Que projeto você gostaria de fazer, mas ainda não começou? Que livro você gostaria de ler e ele ainda não existe?
Meu próximo livro.
Ao dar início a um novo projeto, você planeja tudo antes ou apenas deixa fluir? Qual o mais difícil, escrever a primeira ou a última frase?
Não há o planejamento do todo. Por vezes planejo um pedaço, mas isso pode mudar a qualquer momento. A caminhada se faz ao caminhar. Acho que alguém disse isso, mas não lembro quem. Quanto a ser mais difícil… A primeira ou a última frase…? Depende muito. Por vezes a maior dificuldade pode estar em outros lugares, em certas etapas.
O que motiva você como escritor? Você lembra do momento em que decidiu se dedicar à escrita?
Não organizo. Existem temporadas onde produzo compulsivamente e outras que a coisa meio que para e dá espaço a outras. Tudo é muito variável. No momento, por exemplo, estou com quatro projetos relacionados a escrita rolando ao mesmo tempo, mas nem sempre é assim.
Como você organiza sua semana de trabalho? Você prefere ter vários projetos acontecendo ao mesmo tempo?
Curto formas de expressão. Já trilhei por diversos caminhos, mas a situação vai cada vez mais fazendo a escrita predominar. A escrita para mim é algo que me dá prazer e ao mesmo tempo é terapêutico. Minha cabeça não para e isso acaba sendo um jeito de despejar parte do que tem dentro, desacelerar… Também é uma forma de expor ideias.É muita coisa e ao mesmo tempo simplesmente isso.
Que dificuldades você encontrou para desenvolver um estilo próprio? Algum autor influenciou você mais do que outros?
A gente acaba sendo influenciado por tudo com que temos contato, com o que nos cerca. Com certeza existem autores com os quais nos identificamos mais, aqueles que relemos mais vezes. Isso, com certeza, faz parte de um caldo cultural em nossa cabeça. Por vezes encontro pontos daqui ou dali em algo que escrevi, mas acho que isso sempre rola com todo mundo. Lógico que existe a minha forma de fazer as coisas, o meu modo de ver, de pensar, mas isso também não seria o resultado de tudo pelo que já passei, toquei, senti, li ouvi, vi…? Vai saber. É tudo muito questionável. Tudo é possível.
Você poderia recomendar três livros aos seus leitores, destacando o que mais gosta em cada um deles?

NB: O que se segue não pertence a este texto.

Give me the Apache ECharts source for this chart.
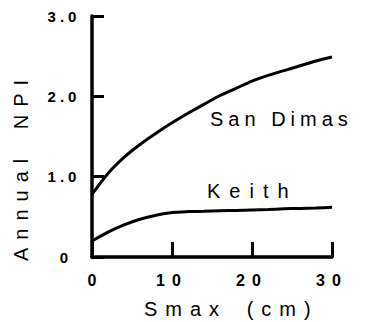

Recomendar 3 livros no meio de todo universo que existe é uma missão bem difícil que tem tudo para terminar em injustiças. Mas deixe-me ver o que passa agora pela minha cabeça: 1- 1984, de George Orwell – Profético, importante e reflexivo. Poderia adicionar outros adjetivos a esta maravilhosa obra. Uma lista infinita.2 – Enterrem meu coração na curva do rio, de Dee Brown – Registro maravilhoso de uma época horrenda. 3 – Papilon, de Henri Charriere – Um épico sobre inconformismo, rebeldia e persistência.